Poi il contatore trillò e la linea cadde.

«No, no… aspetti! Mi ricolleghi! È un’emergenza!» Rimasi là con il telefono in mano perché, se avessi riappeso, Isaak sarebbe finito ancora più lontano. L’uomo alle mie spalle si mosse e tossicchiò. La cornetta nera, tutto a un tratto, pesava un quintale: la lasciai cadere sulla forcella e tornai barcollando in strada. I vessilli mi sbatacchiarono accanto sotto una folata di vento.

Isaak non c’era più.

Attraversai la strada per andare in panetteria. Non sentivo i miei passi, né la neve sulla faccia. Isaak non c’era più. Invece c’era Karl, che chiacchierava con la ragazza dietro il banco. Al suono del campanello si girò e d’un tratto mi tornò in mente il nostro primo incontro, nella panetteria di Anneke: gli stessi aromi di zucchero cotto e vaniglia. Ma stavolta lo sguardo di Karl non mi scivolò addosso: lui corse verso di me e mi afferrò per le spalle. Vidi le sue mani, ma non le sentii.

«Dov’eri finita? Ero preoccupato!»

«Ero… sono dovuta andare in bagno. Che succede?»

Karl si guardò intorno, poi mi posò una mano sulle reni e mi guidò fuori dalla porta. «Cyrla, pensavo che fossi scappata. Avevo questa sensazione, a tavola, e quando sono arrivato qui e ho visto che non c’eri… mi sono preoccupato». Assunse un’espressione contrariata, ma era la rabbia che si concedono le mamme dopo che i figli gli hanno fatto prendere uno spavento. «Non farlo più. È pericoloso».

«Karl». Azzardai una leggera risata. «Sono solo andata in bagno, nient’altro».

Mi scrutò, e dovetti distogliere lo sguardo. «E va bene. Ma la prossima volta dimmi dove vai: la responsabilità è mia. Adesso andiamo a comprare quei panini».

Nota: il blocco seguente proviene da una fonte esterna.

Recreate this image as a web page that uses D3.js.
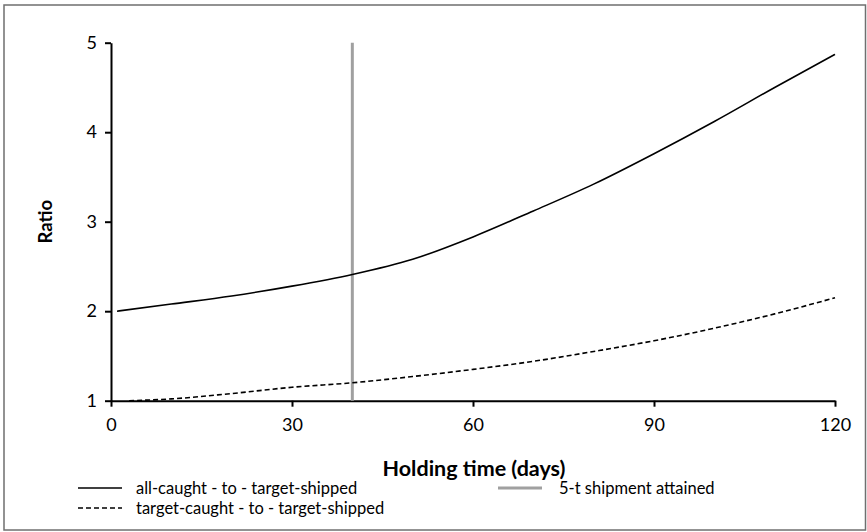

Stupidamente accettai. Tornammo dentro, scelsi una dozzina di panini con i semi di cumino e guardai la Fräulein che li riponeva in una scatola di carta, mentre i pensieri correvano all’impazzata. Lui stava bene? Cosa voleva dire, che si era offerto volontariamente? Perché?

«Sessanta centesimi» disse la commessa e, senza pensarci, m’infilai una mano in tasca e ne trassi qualche moneta.

Monete. Karl le guardò sulla mia mano, e poi mi guardò in viso. Impallidii.